The copper went down due to a failure in the flight control systems, killing nine of the eleven personnel aboard; the single deadliest incident in the Australian Defence Force since 1996.
The incident had a profound effect on the ship’s crew and the entire defence force.
“That’s why [the Young Veterans] is important,” Ms Ryman said.
“It will be wonderful when we get this memorial happening. It will mean that other people know – you don’t always have to say – where you’re at with things.”
Private Ben Lye, who served on two tours of Afghanistan and a tour of the Solomon Islands, will be marching proudly at the front of the parade with the Young Veterans.
He said simply knowing support was available put the minds of many younger veterans at ease.
“It’s good having those people around town, that if you need to talk to them about anything, they’re just a phone call away,” Mr Lye said.
“The RSL is working very hard to get the younger guys in. They’ve always included me and the other young veterans in town.
“It’s something they are very focused on in the sub-branch, because eventually we’ll have to take over as time goes on.”

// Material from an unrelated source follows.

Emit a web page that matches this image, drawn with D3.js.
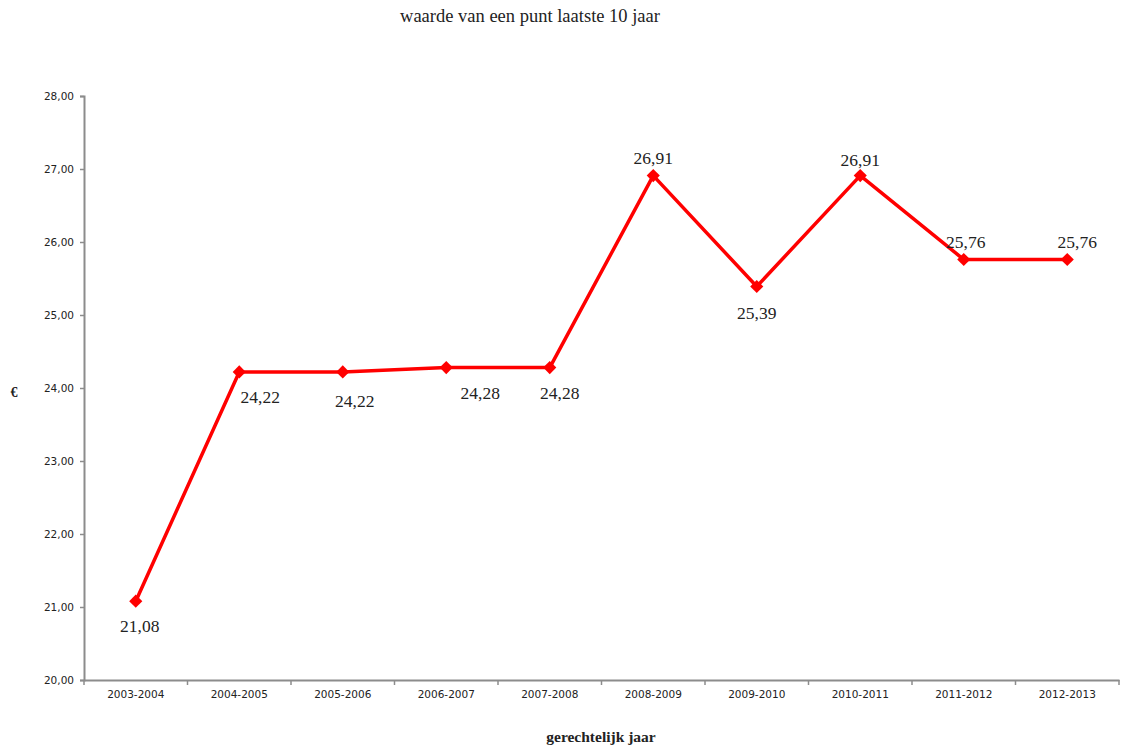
<!DOCTYPE html>
<html>
<head>
<meta charset="utf-8">
<script src="https://cdn.jsdelivr.net/npm/d3@7"></script>
<style>
  html, body { margin: 0; padding: 0; background: #fff; }
  svg { display: block; }
</style>
</head>
<body>
<svg id="chart" width="1123" height="752"></svg>
<script>
// Judicial years and the value of one point per year (€)
const years = ["2003-2004", "2004-2005", "2005-2006", "2006-2007", "2007-2008",
               "2008-2009", "2009-2010", "2010-2011", "2011-2012", "2012-2013"];
const values = [21.08, 24.22, 24.22, 24.28, 24.28, 26.91, 25.39, 26.91, 25.76, 25.76];
const yTicks = [20, 21, 22, 23, 24, 25, 26, 27, 28];

// Label placement relative to each marker (pixels)
const labelDx = [4, 21, 12, 34, 10, 0, 0, 0, 2, 10];
const labelDy = [25, 25, 29, 25, 25, -18, 26, -16, -18, -18];

const svg = d3.select("#chart");
const plotLeft = 84, plotRight = 1119, plotTop = 96, plotBottom = 680;

const x = d3.scaleBand().domain(years).range([plotLeft, plotRight]);
const y = d3.scaleLinear().domain([20, 28]).range([plotBottom, plotTop]);
const fmt = v => v.toFixed(2).replace(".", ",");

// Title
svg.append("text")
  .attr("x", 530).attr("y", 22)
  .attr("text-anchor", "middle")
  .attr("font-family", "Liberation Serif, DejaVu Serif, serif")
  .attr("font-size", 18.5)
  .attr("fill", "#222")
  .text("waarde van een punt laatste 10 jaar");

// Y axis
const yAxis = svg.append("g")
  .attr("transform", `translate(${plotLeft},0)`)
  .call(d3.axisLeft(y).tickValues(yTicks).tickFormat(fmt).tickSize(4).tickPadding(6));
yAxis.select(".domain").attr("stroke", "#8c8c8c").attr("stroke-width", 2);
yAxis.selectAll(".tick line").attr("stroke", "#8c8c8c").attr("stroke-width", 1.5);
yAxis.selectAll(".tick text")
  .attr("font-family", "DejaVu Sans, Verdana, sans-serif")
  .attr("font-size", 10.5)
  .attr("fill", "#222");

// X axis with boundary ticks between bands
const xAxis = svg.append("g")
  .attr("transform", `translate(0,${plotBottom})`)
  .call(d3.axisBottom(x).tickSize(0).tickPadding(11));
xAxis.select(".domain").attr("stroke", "#8c8c8c").attr("stroke-width", 2);
xAxis.selectAll(".tick text")
  .attr("font-family", "DejaVu Sans, Verdana, sans-serif")
  .attr("font-size", 10.5)
  .attr("fill", "#222");
xAxis.selectAll(".boundary")
  .data(years.map(d => x(d)).concat([plotRight]))
  .enter().append("line")
  .attr("x1", d => d).attr("x2", d => d)
  .attr("y1", 0).attr("y2", 5)
  .attr("stroke", "#8c8c8c").attr("stroke-width", 1.5);

// Axis titles
svg.append("text")
  .attr("x", 601).attr("y", 742)
  .attr("text-anchor", "middle")
  .attr("font-family", "Liberation Serif, DejaVu Serif, serif")
  .attr("font-weight", "bold")
  .attr("font-size", 15.5)
  .attr("fill", "#222")
  .text("gerechtelijk jaar");
svg.append("text")
  .attr("x", 14).attr("y", 397)
  .attr("text-anchor", "middle")
  .attr("font-family", "Liberation Serif, DejaVu Serif, serif")
  .attr("font-weight", "bold")
  .attr("font-size", 14)
  .attr("fill", "#222")
  .text("€");

const cx = i => x(years[i]) + x.bandwidth() / 2;

// Line
const line = d3.line().x((d, i) => cx(i)).y(d => y(d));
svg.append("path")
  .datum(values)
  .attr("d", line)
  .attr("fill", "none")
  .attr("stroke", "#ff0000")
  .attr("stroke-width", 3.5)
  .attr("stroke-linejoin", "round");

// Diamond markers
svg.selectAll(".marker")
  .data(values)
  .enter().append("path")
  .attr("d", d3.symbol(d3.symbolDiamond2, 110))
  .attr("transform", (d, i) => `translate(${cx(i)},${y(d)})`)
  .attr("fill", "#ff0000");

// Value labels
svg.selectAll(".vlabel")
  .data(values)
  .enter().append("text")
  .attr("x", (d, i) => cx(i) + labelDx[i])
  .attr("y", (d, i) => y(d) + labelDy[i])
  .attr("dy", "0.35em")
  .attr("text-anchor", "middle")
  .attr("font-family", "Liberation Serif, DejaVu Serif, serif")
  .attr("font-size", 17.5)
  .attr("fill", "#222")
  .text(fmt);
</script>
</body>
</html>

There is another message both the sub-branch and the Young Veterans are pushing very hard – the RSL is not just for those who have served overseas.
“We accept all – a veteran is anyone who has put on the uniform – full time, reservist, deployed or not,” Ms Linich said.
Aaron Kemp of the 12/16 Hunter River Lancers said as an Army Reservist, there was a “pretty slim chance of ever facing bullets coming the other way”. Despite this, the Young Veterans and the sub-branch welcomed him with open arms.
“They are so happy to see you, the older veterans love to meet and talk to the younger ones, even if they are people like me who will never see a war zone,” he said.